In William Vincent, Franco plays a subterranean New Yorker, presumed dead in a plane crash, who walks about ghostly fashion under his assumed name, "William Vincent," and becomes embroiled with some underworld types, including a hardboiled moll (Julianne Nicholson) with Shirley MacLaine freckles. Anania slows his saga down to a dreamy, sleepwalking pace -- a sort of avant-garde film noir.

Great for film festivals, dead in the lake for your favored American multiplex.

Getting back to that Georgian film I mentioned, Chantrapas is actually a deadpan comedy about the utter failure of eccentric art movies to catch on with the paying public. The filmmaker, Otar Iosseliani, knows it well. Born in 1934, he's seen his many films come and go at festivals around the world, championed by critics. To my knowledge, not one of his Keaton-and-Tati-influenced, meandering comic epics has ever played American theaters. In Chantrapas, a young Georgian "auteur" brings his movie to Paris. At the end of a preview screening, the only people left in the theater are the horror-stricken producers. The French audience has fled.

And for one afternoon, so did we. For one day out of our trip, my wife, Amy, and I skipped the film festival for:

A) A blue-collar Quebec lunch of steamed hot dogs and pommes frites dipped in gooey poutine.

B) A visit to Old Montreal and the Montreal Science Centre's mind-boggling "Sex: A Tell-All Exhibition." We had been prompted there by a come-on poster in the Montreal streets openly showing male and female anatomy: a penis, a vagina, pubic hair. [PHOTO] We were thrilled -- an enlightened Canadian city, nothing like the priggish USA. The exhibit itself was spectacular, totally uninhibited, and open to those 12 and over! Oui, there were parents there with curious kids learning about the joys of sexuality, including masturbation and homosexuality. Not to mention sexual responsibility and using protection -- this, in heavily Catholic Quebec.

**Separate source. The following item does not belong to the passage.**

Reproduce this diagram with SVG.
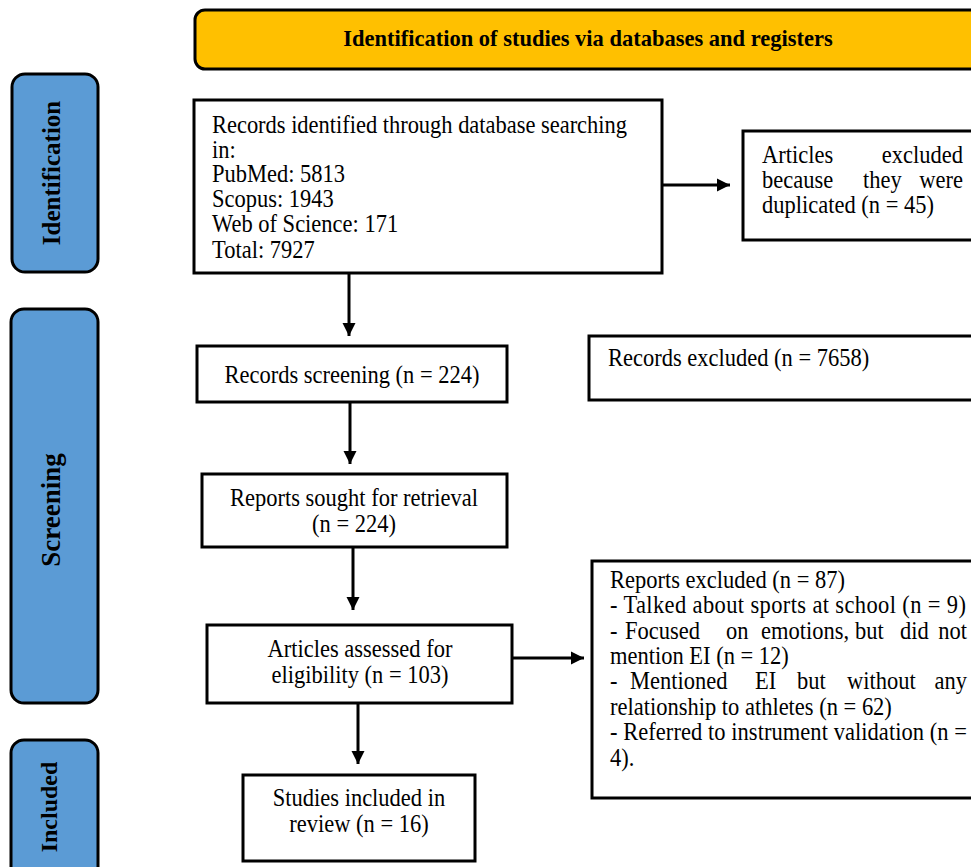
<svg xmlns="http://www.w3.org/2000/svg" width="971" height="867" viewBox="0 0 971 867">
<defs>
<style>
.box{fill:#fff;stroke:#000;stroke-width:3}
.phase{fill:#5B9BD5;stroke:#000;stroke-width:3}
.hdr{fill:#FFC000;stroke:#000;stroke-width:3}
.t{font-family:"Liberation Serif","Times New Roman",serif;font-size:22.5px;fill:#000}
.c{text-anchor:middle}
.e{text-anchor:end}
.b{font-family:"Liberation Serif","Times New Roman",serif;font-weight:bold;fill:#000}
.ln{stroke:#000;stroke-width:3;fill:none}
</style>
<marker id="ah" viewBox="0 0 10 10" refX="10" refY="5" markerWidth="4.5" markerHeight="4.5" markerUnits="strokeWidth" orient="auto">
<path d="M0,0 L10,5 L0,10 Z" fill="#000"/>
</marker>
</defs>
<rect width="971" height="867" fill="#fff"/>

<g id="header">
<rect class="hdr" x="195" y="10" width="800" height="59" rx="10"/>
<text class="b c" x="588" y="46" font-size="22.5" transform="matrix(1 0 0 1.06 0 -2.76)">Identification of studies via databases and registers</text>
</g>

<g id="phase-identification">
<rect class="phase" x="12" y="74" width="86" height="198" rx="13"/>
<text class="b c" font-size="25" transform="translate(60,173) rotate(-90)">Identification</text>
</g>
<g id="phase-screening">
<rect class="phase" x="11" y="309" width="87" height="394" rx="13"/>
<text class="b c" font-size="27" transform="translate(60,510) rotate(-90)">Screening</text>
</g>
<g id="phase-included">
<rect class="phase" x="11" y="740" width="87" height="150" rx="13"/>
<text class="b c" font-size="24" transform="translate(57,807) rotate(-90)">Included</text>
</g>

<g id="records-identified">
<rect class="box" x="194" y="100" width="468" height="173"/>
<text class="t" x="212" y="133" textLength="415" transform="matrix(1 0 0 1.1 0 -13.3)">Records identified through database searching</text>
<text class="t" x="212" y="158" transform="matrix(1 0 0 1.1 0 -15.8)">in:</text>
<text class="t" x="212" y="182" transform="matrix(1 0 0 1.1 0 -18.2)">PubMed: 5813</text>
<text class="t" x="212" y="207" transform="matrix(1 0 0 1.1 0 -20.7)">Scopus: 1943</text>
<text class="t" x="212" y="232" transform="matrix(1 0 0 1.1 0 -23.2)">Web of Science: 171</text>
<text class="t" x="212" y="258" transform="matrix(1 0 0 1.1 0 -25.8)">Total: 7927</text>
</g>

<g id="duplicates-excluded">
<rect class="box" x="743" y="131" width="240" height="109"/>
<text class="t" y="163" transform="matrix(1 0 0 1.1 0 -16.3)"><tspan x="762">Articles</tspan><tspan x="963" class="e">excluded</tspan></text>
<text class="t" y="188" transform="matrix(1 0 0 1.1 0 -18.8)"><tspan x="762">because</tspan><tspan x="863">they</tspan><tspan x="963" class="e">were</tspan></text>
<text class="t" x="762" y="213" transform="matrix(1 0 0 1.1 0 -21.3)">duplicated (n = 45)</text>
</g>

<g id="records-screening">
<rect class="box" x="197" y="346" width="310" height="56"/>
<text class="t c" x="352" y="383" transform="matrix(1 0 0 1.1 0 -38.3)">Records screening (n = 224)</text>
</g>

<g id="records-excluded">
<rect class="box" x="589" y="336" width="400" height="64"/>
<text class="t" x="608" y="366" transform="matrix(1 0 0 1.1 0 -36.6)">Records excluded (n = 7658)</text>
</g>

<g id="reports-sought">
<rect class="box" x="202" y="474" width="305" height="73"/>
<text class="t c" x="354" y="506" transform="matrix(1 0 0 1.1 0 -50.6)">Reports sought for retrieval</text>
<text class="t c" x="354" y="532" transform="matrix(1 0 0 1.1 0 -53.2)">(n = 224)</text>
</g>

<g id="articles-assessed">
<rect class="box" x="207" y="625" width="305" height="78"/>
<text class="t c" x="360" y="657" transform="matrix(1 0 0 1.1 0 -65.7)">Articles assessed for</text>
<text class="t c" x="360" y="683" transform="matrix(1 0 0 1.1 0 -68.3)">eligibility (n = 103)</text>
</g>

<g id="reports-excluded">
<rect class="box" x="592" y="561" width="400" height="237"/>
<text class="t" x="610" y="588" transform="matrix(1 0 0 1.1 0 -58.8)">Reports excluded (n = 87)</text>
<text class="t" x="610" y="613" textLength="356" transform="matrix(1 0 0 1.1 0 -61.3)">- Talked about sports at school (n = 9)</text>
<text class="t" y="639" transform="matrix(1 0 0 1.1 0 -63.9)"><tspan x="610">-</tspan><tspan x="625">Focused</tspan><tspan x="726">on</tspan><tspan x="761">emotions,</tspan><tspan x="855">but</tspan><tspan x="900">did</tspan><tspan x="967" class="e">not</tspan></text>
<text class="t" x="610" y="664" transform="matrix(1 0 0 1.1 0 -66.4)">mention EI (n = 12)</text>
<text class="t" y="689" transform="matrix(1 0 0 1.1 0 -68.9)"><tspan x="610">-</tspan><tspan x="630">Mentioned</tspan><tspan x="755">EI</tspan><tspan x="797">but</tspan><tspan x="847">without</tspan><tspan x="967" class="e">any</tspan></text>
<text class="t" x="610" y="715" transform="matrix(1 0 0 1.1 0 -71.5)">relationship to athletes (n = 62)</text>
<text class="t" x="610" y="740" textLength="357" transform="matrix(1 0 0 1.1 0 -74)">- Referred to instrument validation (n =</text>
<text class="t" x="610" y="766" transform="matrix(1 0 0 1.1 0 -76.6)">4).</text>
</g>

<g id="studies-included">
<rect class="box" x="243" y="775" width="232" height="86"/>
<text class="t c" x="359" y="806" transform="matrix(1 0 0 1.1 0 -80.6)">Studies included in</text>
<text class="t c" x="359" y="832" transform="matrix(1 0 0 1.1 0 -83.2)">review (n = 16)</text>
</g>

<g id="connectors">
<line class="ln" x1="349" y1="273" x2="349" y2="336" marker-end="url(#ah)"/>
<line class="ln" x1="350" y1="402" x2="350" y2="464" marker-end="url(#ah)"/>
<line class="ln" x1="353" y1="547" x2="353" y2="610" marker-end="url(#ah)"/>
<line class="ln" x1="358" y1="703" x2="358" y2="764" marker-end="url(#ah)"/>
<line class="ln" x1="662" y1="185" x2="730" y2="185" marker-end="url(#ah)"/>
<line class="ln" x1="512" y1="658" x2="584" y2="658" marker-end="url(#ah)"/>
</g>
</svg>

The Fall of Womanland director Xiaodan He

But even in open-minded Montreal there's an occasional bluenose, as evidenced by the middle-aged English-Canadian lady in the audience for The Fall of Womanland, a Canadian-produced documentary about a region of southwest China that has been traditionally matriarchal and where the local Mosuo people have rejected marriage, practicing their version of free love. At the end of the screening, the lady stood up and screeched at the stunned female filmmaker, Xiaodan He:"Nobody with this film talked to those who suffer, the Chinese children! I think this film is scandalous. I don't want to hear about it with taxpayers' money!"

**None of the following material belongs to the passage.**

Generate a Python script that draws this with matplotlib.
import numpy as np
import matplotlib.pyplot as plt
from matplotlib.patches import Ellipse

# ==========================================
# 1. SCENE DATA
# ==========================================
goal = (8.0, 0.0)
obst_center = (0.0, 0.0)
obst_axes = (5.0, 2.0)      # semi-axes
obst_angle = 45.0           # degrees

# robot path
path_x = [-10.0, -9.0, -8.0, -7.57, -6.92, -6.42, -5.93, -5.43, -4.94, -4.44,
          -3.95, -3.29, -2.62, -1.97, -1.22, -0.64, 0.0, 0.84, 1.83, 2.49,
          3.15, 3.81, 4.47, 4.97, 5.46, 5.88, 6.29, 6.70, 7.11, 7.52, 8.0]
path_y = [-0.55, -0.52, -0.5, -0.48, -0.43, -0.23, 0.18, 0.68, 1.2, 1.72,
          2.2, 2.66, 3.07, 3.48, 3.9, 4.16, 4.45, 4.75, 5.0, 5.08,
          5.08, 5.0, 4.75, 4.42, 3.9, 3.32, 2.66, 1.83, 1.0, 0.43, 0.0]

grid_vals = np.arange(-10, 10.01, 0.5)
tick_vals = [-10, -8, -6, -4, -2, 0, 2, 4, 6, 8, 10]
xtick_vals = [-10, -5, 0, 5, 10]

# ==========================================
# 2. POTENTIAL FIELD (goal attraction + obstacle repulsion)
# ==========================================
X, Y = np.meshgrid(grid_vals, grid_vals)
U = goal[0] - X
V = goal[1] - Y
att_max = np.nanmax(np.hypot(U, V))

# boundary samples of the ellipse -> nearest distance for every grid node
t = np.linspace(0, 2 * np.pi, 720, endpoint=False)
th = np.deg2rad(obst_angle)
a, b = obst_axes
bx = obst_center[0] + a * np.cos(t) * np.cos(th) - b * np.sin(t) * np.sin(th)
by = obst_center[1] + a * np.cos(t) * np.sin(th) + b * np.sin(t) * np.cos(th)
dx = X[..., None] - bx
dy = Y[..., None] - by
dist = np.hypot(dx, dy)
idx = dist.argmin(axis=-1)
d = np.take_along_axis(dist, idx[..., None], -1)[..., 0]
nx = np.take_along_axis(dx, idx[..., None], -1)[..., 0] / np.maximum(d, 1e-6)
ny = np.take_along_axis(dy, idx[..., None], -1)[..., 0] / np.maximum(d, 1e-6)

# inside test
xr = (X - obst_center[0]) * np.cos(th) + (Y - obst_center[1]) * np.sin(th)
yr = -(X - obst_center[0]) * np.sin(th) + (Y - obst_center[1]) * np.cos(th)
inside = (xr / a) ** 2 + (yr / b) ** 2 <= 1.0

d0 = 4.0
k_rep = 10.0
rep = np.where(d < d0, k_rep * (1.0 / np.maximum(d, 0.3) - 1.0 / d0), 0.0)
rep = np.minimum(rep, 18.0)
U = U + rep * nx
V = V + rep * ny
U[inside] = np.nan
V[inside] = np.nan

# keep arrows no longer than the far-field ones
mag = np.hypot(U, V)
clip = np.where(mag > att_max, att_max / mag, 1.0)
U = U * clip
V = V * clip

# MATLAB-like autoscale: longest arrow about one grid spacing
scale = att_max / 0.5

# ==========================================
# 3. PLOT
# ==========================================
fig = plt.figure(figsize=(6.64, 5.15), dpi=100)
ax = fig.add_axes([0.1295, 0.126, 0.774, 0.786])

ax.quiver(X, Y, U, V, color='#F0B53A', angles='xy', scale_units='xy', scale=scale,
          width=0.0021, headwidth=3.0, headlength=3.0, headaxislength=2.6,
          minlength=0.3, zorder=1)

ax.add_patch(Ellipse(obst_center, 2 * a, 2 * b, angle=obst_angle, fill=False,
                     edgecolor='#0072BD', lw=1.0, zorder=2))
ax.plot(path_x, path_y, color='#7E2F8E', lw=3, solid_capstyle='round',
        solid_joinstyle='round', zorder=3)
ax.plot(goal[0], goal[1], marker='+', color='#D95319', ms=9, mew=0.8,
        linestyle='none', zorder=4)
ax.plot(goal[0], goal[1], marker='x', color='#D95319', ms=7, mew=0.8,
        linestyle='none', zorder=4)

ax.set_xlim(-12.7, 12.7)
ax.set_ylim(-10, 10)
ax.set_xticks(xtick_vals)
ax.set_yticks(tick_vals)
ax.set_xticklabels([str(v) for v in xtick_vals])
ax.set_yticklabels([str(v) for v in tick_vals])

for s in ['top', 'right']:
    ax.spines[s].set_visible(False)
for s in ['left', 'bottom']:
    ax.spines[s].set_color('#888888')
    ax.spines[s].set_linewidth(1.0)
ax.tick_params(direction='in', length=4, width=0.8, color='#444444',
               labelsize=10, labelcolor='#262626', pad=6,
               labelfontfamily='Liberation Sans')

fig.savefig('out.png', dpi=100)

Filmmaker He, who emigrated from China to Canada, politely responded: "It's a big family there, and the children are happy." Her next project? She'd like to return to the Mosuo land, on the edge of the Himalayans, and investigate homosexuality.

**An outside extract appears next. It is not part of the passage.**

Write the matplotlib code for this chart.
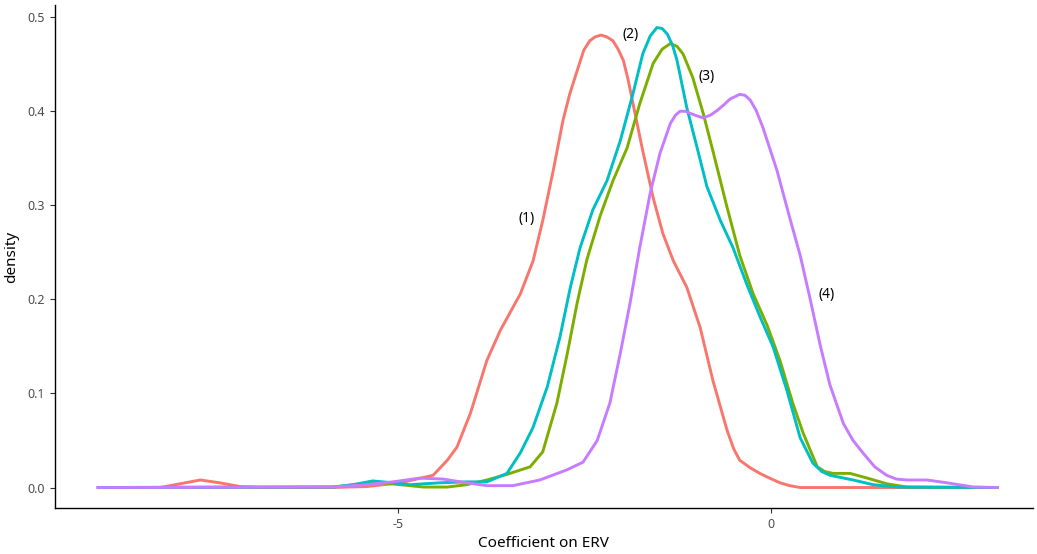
import matplotlib
matplotlib.use("Agg")
import matplotlib.pyplot as plt

# density curves, (x, density) per specification
x1 = [-9.02, -8.19, -7.92, -7.65, -7.39, -7.12, -6.85, -5.91, -5.42, -4.97, -4.53,
      -4.34, -4.21, -4.03, -3.81, -3.63, -3.36, -3.19, -3.06, -2.92, -2.79, -2.70,
      -2.60, -2.51, -2.43, -2.36, -2.28, -2.20, -2.12, -2.05, -1.98, -1.92, -1.85,
      -1.72, -1.58, -1.45, -1.31, -1.13, -0.95, -0.78, -0.59, -0.50, -0.42, -0.28,
      -0.15, -0.02, 0.12, 0.25, 0.39, 3.03]
y1 = [0.0, 0.0, 0.004, 0.008, 0.005, 0.001, 0.0, 0.0, 0.001, 0.005, 0.013,
      0.029, 0.043, 0.079, 0.135, 0.167, 0.206, 0.241, 0.284, 0.337, 0.390, 0.418,
      0.443, 0.465, 0.475, 0.479, 0.481, 0.479, 0.475, 0.466, 0.454, 0.435, 0.408,
      0.358, 0.308, 0.270, 0.241, 0.213, 0.170, 0.114, 0.061, 0.041, 0.029, 0.021,
      0.015, 0.010, 0.005, 0.002, 0.0, 0.0]

x2 = [-9.02, -5.87, -5.60, -5.34, -5.07, -4.84, -4.44, -4.08, -3.81, -3.54, -3.36,
      -3.19, -3.00, -2.83, -2.69, -2.56, -2.39, -2.20, -2.02, -1.85, -1.72, -1.62,
      -1.53, -1.46, -1.39, -1.32, -1.26, -1.13, -0.99, -0.86, -0.68, -0.51, -0.32,
      -0.15, 0.03, 0.21, 0.39, 0.56, 0.68, 0.79, 1.10, 1.37, 1.69, 3.03]
y2 = [0.0, 0.0005, 0.003, 0.007, 0.005, 0.003, 0.005, 0.006, 0.006, 0.015, 0.037,
      0.064, 0.107, 0.160, 0.213, 0.255, 0.295, 0.326, 0.369, 0.419, 0.461, 0.480,
      0.489, 0.488, 0.482, 0.470, 0.454, 0.404, 0.361, 0.320, 0.284, 0.255, 0.215,
      0.182, 0.149, 0.104, 0.053, 0.026, 0.017, 0.013, 0.008, 0.003, 0.0005, 0.0]

x3 = [-9.02, -5.87, -5.60, -5.34, -4.97, -4.66, -4.34, -4.08, -3.81, -3.54, -3.23,
      -3.06, -2.87, -2.73, -2.60, -2.47, -2.29, -2.12, -1.93, -1.76, -1.58, -1.46,
      -1.35, -1.26, -1.18, -1.05, -0.91, -0.78, -0.59, -0.42, -0.24, -0.05, 0.12,
      0.29, 0.43, 0.62, 0.72, 0.83, 1.06, 1.29, 1.55, 1.82, 3.03]
y3 = [0.0, 0.0005, 0.003, 0.006, 0.003, 0.0005, 0.0005, 0.003, 0.008, 0.014, 0.022,
      0.038, 0.090, 0.143, 0.196, 0.242, 0.289, 0.326, 0.361, 0.408, 0.451, 0.466,
      0.472, 0.469, 0.461, 0.436, 0.398, 0.358, 0.298, 0.247, 0.206, 0.172, 0.135,
      0.090, 0.058, 0.022, 0.017, 0.015, 0.015, 0.010, 0.004, 0.0005, 0.0]

x4 = [-9.02, -5.87, -5.42, -5.07, -4.71, -4.40, -4.08, -3.81, -3.46, -3.10, -2.73,
      -2.52, -2.33, -2.16, -2.02, -1.89, -1.76, -1.62, -1.49, -1.35, -1.28, -1.22,
      -1.15, -1.09, -0.99, -0.91, -0.81, -0.72, -0.63, -0.55, -0.42, -0.35, -0.28,
      -0.20, -0.11, 0.08, 0.25, 0.39, 0.52, 0.66, 0.79, 0.97, 1.10, 1.23, 1.39,
      1.55, 1.68, 1.82, 2.09, 2.36, 2.71, 3.03]
y4 = [0.0, 0.0005, 0.003, 0.006, 0.010, 0.009, 0.005, 0.002, 0.002, 0.008, 0.019,
      0.027, 0.050, 0.090, 0.143, 0.196, 0.255, 0.313, 0.355, 0.387, 0.396, 0.400,
      0.400, 0.398, 0.395, 0.393, 0.396, 0.401, 0.407, 0.413, 0.418, 0.417, 0.412,
      0.401, 0.383, 0.337, 0.287, 0.247, 0.202, 0.151, 0.109, 0.068, 0.050, 0.037,
      0.022, 0.013, 0.009, 0.008, 0.008, 0.005, 0.0005, 0.0]

colors = ["#F8766D", "#7CAE00", "#00BFC4", "#C77CFF"]
labels = ["(1)", "(2)", "(3)", "(4)"]
label_x = [-3.28, -1.88, -0.87, 0.74]
label_y = [0.286, 0.482, 0.437, 0.205]

plt.rcParams["font.family"] = ["Noto Sans", "DejaVu Sans"]

fig = plt.figure(figsize=(10.37, 5.54), dpi=100)
ax = fig.add_axes([0.053, 0.083, 0.943, 0.908])

for xs, ys, c in zip([x1, x3, x2, x4], [y1, y3, y2, y4],
                     [colors[0], colors[1], colors[2], colors[3]]):
    ax.plot(xs, ys, color=c, lw=2.1, solid_joinstyle="round")

for lx, ly, lab in zip(label_x, label_y, labels):
    ax.text(lx, ly, lab, ha="center", va="center", fontsize=10, color="black")

ax.set_xlim(-9.6, 3.51)
ax.set_ylim(-0.0218, 0.513)
ax.set_xticks([-5, 0])
ax.set_xticklabels(["-5", "0"])
ax.set_yticks([0.0, 0.1, 0.2, 0.3, 0.4, 0.5])
ax.set_yticklabels(["0.0", "0.1", "0.2", "0.3", "0.4", "0.5"])
ax.tick_params(length=3.5, width=0.8, color="#333333", labelcolor="#4D4D4D",
               labelsize=9)
for side in ("top", "right"):
    ax.spines[side].set_visible(False)
for side in ("left", "bottom"):
    ax.spines[side].set_linewidth(1.0)
    ax.spines[side].set_color("black")
ax.set_xlabel("Coefficient on ERV", fontsize=11, labelpad=4)
ax.set_ylabel("density", fontsize=11, labelpad=6)

fig.savefig("out.png", dpi=100)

If there was one film I saw that has a chance for American distribution, it's Of Love and Other Demons, an opulent, intelligent adaptation of a 1994 Gabriel García Márquez novel by skilled Costa Rican filmmaker Hilda Hidalgo. Set in the 18th century, it's a "l'amour fou" tale of the fatal attraction of a doubting priest and an imprisoned teenage girl suspected of witchery.

Hidalgo met Marquez at a workshop in Cuba and told him that this novel, unlike others he's written, is cinematic. To her surprise, Marquez said, "Do you want to do it?" and gave his permission. When the film was almost finished, she screened it for the Nobel Prize-winning author.

"We showed it to Marquez in Mexico," Hidalgo explained in Montreal. "I didn't know I would be so nervous. For the first 25 minutes, he was silent. I was checking his face. Then he whispered to me, ‘The story is very well told,' and that he felt transported into the 18th century. At the end, he said, ‘I felt the essence of my novel was in your film.' "

I asked Hidalgo if she's now ready to adapt One Hundred Years of Solitude. "No!" she said, laughing at the idea. "I don't think Marquez wants One Hundred Years adapted. There is beauty and strength in the words. But with Of Love and Other Demons, the strength is in the images as much as the words."